Why Would They Miss You?

whywouldtheymissyou

 

Would they miss you if you were gone?
What would have to change for that question to lead to a better answer?
~Seth Godin

This prompt for Quest 2016 is very similar to the prompt Seth Godin contributed to Quest 2015.

Last year’s prompt was “Who would miss you if you were gone? If you didn’t show up to work, didn’t send out that newsletter, didn’t make that sales call, didn’t tweet that tweet… who would miss it? How does your answer shape how you’ll live out 2015?” My answer was the only people who would miss me would be the people who had seen the authentic me. Everybody else would miss their image of me.  And the inspiration was to head into 2015 bringing more of my authentic self into my work.

I have done that. I continue to do more of it.

My clients would miss me if I were gone.

But, Godin’s second question is more interesting to me. For “that question” to lead to a better answer, it would need to be a better question: Why would they miss you if you were gone?

I am sure this prompt is related to Godin’s book Linchpin in which he argues that people should aim to become indispensable in their work.

I am indispensable in my organization. I am my organization. I am a solopreneur.

But, I do not want to be indispensable to my coaching clients.

I do not want to be missed because things fall apart without me. In fact, if my clients fall apart when I am no longer working with them, then I will have done them a grave disservice. My job is to empower my clients not disempower them.

I want to be missed because I am a valuable resource, a trusted witness, and a useful companion on my client’s journey through the constantly changing terrain of life.

The why of my being missed matters.

In my work, I show up with my full self to witness my clients and put all of my skills and resources in the service of their fulfillment of their dreams. When I do that, I am not only helping them take powerful actions toward fulfilling lives in alignment with their values and standards, but I am also modelling for them how to support themselves when they are not with me.

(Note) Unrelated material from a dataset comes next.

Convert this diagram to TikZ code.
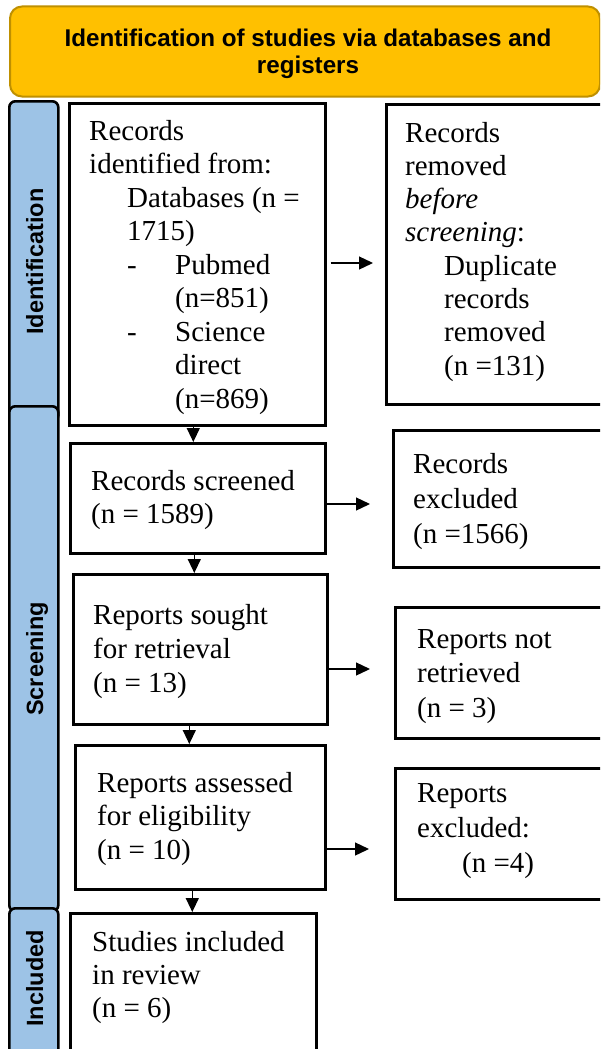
\documentclass[tikz,border=0pt]{standalone}
\usepackage{fontspec}
\setmainfont{Liberation Serif}
\newfontfamily\hdrfont{Liberation Sans}
\usetikzlibrary{arrows.meta}
\definecolor{bangold}{HTML}{FFC000}
\definecolor{banedge}{HTML}{BF9000}
\definecolor{barblue}{HTML}{9DC3E6}
\begin{document}
\begin{tikzpicture}[x=1pt,y=-1pt,
  box/.style={draw=black, line width=2.6pt, fill=white, inner sep=0pt, anchor=north west},
  bar/.style={draw=black, line width=2.6pt, fill=barblue, rounded corners=6pt, inner sep=0pt, anchor=north west, minimum width=49pt},
  sidelab/.style={rotate=90, anchor=base, inner sep=0pt, font=\hdrfont\bfseries\fontsize{23.5pt}{27pt}\selectfont},
  txt/.style={anchor=base west, inner sep=0pt, font=\fontsize{29pt}{#1pt}\selectfont},
  arr/.style={line width=1.3pt, -{Triangle[length=14pt,width=13pt]}}]
\useasboundingbox (0,0) rectangle (600,1049);
\clip (0,0) rectangle (600,1049);
\fill[white] (0,0) rectangle (600,1049);
% banner
\node[draw=banedge, line width=2pt, fill=bangold, rounded corners=12pt, anchor=north west,
      minimum width=590pt, minimum height=90pt, inner sep=0pt] (ban) at (9,5.5) {};
\node[anchor=base, inner sep=0pt, font=\hdrfont\bfseries\fontsize{24.2pt}{27pt}\selectfont] (bantxt) at (308,47)
  {\begin{tabular}[t]{@{}c@{}}Identification of studies via databases and\\registers\end{tabular}};
% side bars
\node[bar, minimum height=320pt] (ib) at (8,100) {};
\node[bar, minimum height=505pt] (sb) at (8,405) {};
\node[bar, minimum height=160pt] (cb) at (8,907) {};
\node[sidelab] (ibt) at (43,261.5) {Identification};
\node[sidelab] (sbt) at (43,659) {Screening};
\node[sidelab] (cbt) at (43,978.5) {Included};
% main boxes
\node[box, minimum width=256pt, minimum height=322pt] (b1) at (68,102) {};
\node[box, minimum width=255pt, minimum height=110pt] (b2) at (69,442) {};
\node[box, minimum width=254pt, minimum height=150pt] (b3) at (72,573) {};
\node[box, minimum width=250pt, minimum height=144pt] (b4) at (74,744) {};
\node[box, minimum width=246pt, minimum height=160pt] (b5) at (69,912) {};
% right boxes
\node[box, minimum width=240pt, minimum height=300pt] (r1) at (385,103) {};
\node[box, minimum width=240pt, minimum height=137pt] (r2) at (392,429) {};
\node[box, minimum width=240pt, minimum height=131pt] (r3) at (394,606) {};
\node[box, minimum width=240pt, minimum height=131pt] (r4) at (394,767) {};
% texts
\node[txt=33.5] (t1) at (89,140) {\begin{tabular}[t]{@{}l@{}}
Records\\
identified from:\\
\hspace*{38pt}Databases (n =\\
\hspace*{38pt}1715)\\
\hspace*{38pt}\makebox[48pt][l]{-}Pubmed\\
\hspace*{86pt}(n=851)\\
\hspace*{38pt}\makebox[48pt][l]{-}Science\\
\hspace*{86pt}direct\\
\hspace*{86pt}(n=869)
\end{tabular}};
\node[txt=33.3] (tr1) at (405,142) {\begin{tabular}[t]{@{}l@{}}
Records\\
removed\\
\textit{before}\\
\textit{screening}:\\
\hspace*{39pt}Duplicate\\
\hspace*{39pt}records\\
\hspace*{39pt}removed\\
\hspace*{39pt}(n =131)
\end{tabular}};
\node[txt=33] (t2) at (91,490) {\begin{tabular}[t]{@{}l@{}}Records screened\\(n = 1589)\end{tabular}};
\node[txt=35] (tr2) at (413,473) {\begin{tabular}[t]{@{}l@{}}Records\\excluded\\(n =1566)\end{tabular}};
\node[txt=34] (t3) at (93,624) {\begin{tabular}[t]{@{}l@{}}Reports sought\\for retrieval\\(n = 13)\end{tabular}};
\node[txt=34.5] (tr3) at (417,648) {\begin{tabular}[t]{@{}l@{}}Reports not\\retrieved\\(n = 3)\end{tabular}};
\node[txt=33.5] (t4) at (97,792) {\begin{tabular}[t]{@{}l@{}}Reports assessed\\for eligibility\\(n = 10)\end{tabular}};
\node[txt=35] (tr4) at (417,802) {\begin{tabular}[t]{@{}l@{}}Reports\\excluded:\\\hspace*{45pt}(n =4)\end{tabular}};
\node[txt=33] (t5) at (92,951) {\begin{tabular}[t]{@{}l@{}}Studies included\\in review\\(n = 6)\end{tabular}};
% vertical arrows
\draw[arr] ([xshift=-4pt]b1.south) -- ([xshift=-4.5pt]b2.north);
\draw[arr] ([xshift=-3.5pt]b2.south) -- ([xshift=-6pt]b3.north);
\draw[arr] ([xshift=-11pt]b3.south) -- ([xshift=-11pt]b4.north);
\draw[arr] ([xshift=-8pt]b4.south) -- ([xshift=-1pt]b5.north);
% horizontal arrows
\coordinate (tip1) at (373,263);
\coordinate (tip2) at (370,504);
\coordinate (tip3) at (370,669);
\coordinate (tip4) at (369,849);
\draw[arr] ([xshift=4pt]b1.east |- tip1) -- (tip1);
\draw[arr] (b2.east |- tip2) -- (tip2);
\draw[arr] (b3.east |- tip3) -- (tip3);
\draw[arr] (b4.east |- tip4) -- (tip4);
\end{tikzpicture}
\end{document}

In the long run, my clients learn to self-manage, and also come back to me for support when they recognize that they need it.

I can honestly say my clients would miss me for the right reasons.

 

Seth Godin is the author of 18 books that have been bestsellers around the world and have been translated into more than 35 languages. He writes about the post-industrial revolution, the way ideas spread, marketing, quitting, leadership and most of all, changing everything.

Sometimes You Need Purple Hair

pinkandpurple

When I went from the mother of one to the mother of four within 5 minutes, I changed.

With one child, I had been a fun, creative, engaged mother with a deep commitment to doing what was best for my high-needs child. I willingly gave up my own sleep for my son’s and gave up my immediate goals for returning to work and theatre once it became clear that my son wasn’t thriving with other care-givers.

When the triplets were born, I had no choice but to spend all my time focused on child-care. Caring for infant triplets takes all the time you have as a parent and my eldest was a high-needs preschooler who demanded my time. My husband came home from work every day to work as hard as he did at work. We were lucky. Gifts from family paid for months for a nanny to help me, and we spent our savings on a second. I was a stay-at-home mom with 16 hours of professional help with the childcare 5 days a week and I was still struggling to provide the basic care my 4 kids needed.

I was always exhausted, and always busy. It took 6 months before I could take any time for myself without my mother travelling 300 miles to stay.

For the first 4 years, I never got less busy. As the children developed and needed less intense care, we hired less help, but I never got less busy. Then, school became an untenable environment for one of my kids and I pulled him out to homeschool.

During these years, my adrenals were in overdrive and I was living in stress-induced “must be responsible or the entire world will collapse” mode. I started to act and direct again. I started writing again. But, I didn’t start to really play again. There was a certain joyful play that I didn’t let back into my life.

Early this summer, it became clear I needed to embrace my youthful playfulness at a new level to start enjoying parenting at a deeper level and to provide the best coaching to my creative clients. After a session with a coach of my own who helped me tap into memories of a freer and more playful time in my life, I created a multimedia “self-portrait” of the most exuberant, youthful, play-loving part of me.

I wanted to deepen my connection to those memories, so I let that self-portrait influence the way I presented myself to the world.

I let that part of me go clothes shopping and bought dresses in bright colours and patterns that I had not worn since becoming the supermother of intense triplets plus one. I dyed my hair blonde.

blonde

Then, I started adding pink and purple highlights.

photo (38)

I have been using Manic Panic gel. It washes out and I get to try new variations any time I like – which this summer has been almost every day. Because it washes out, I don’t mind the kids using it. So, not only do I get I get to have fun, I get to be the fun mom, too.

photo (39)

 

More importantly, by expressing my creativity in my hair, every time I see my reflection, I smile and remember the power of play.

Have you dyed your hair pink lately? Maybe you should try it? It’s lots of fun!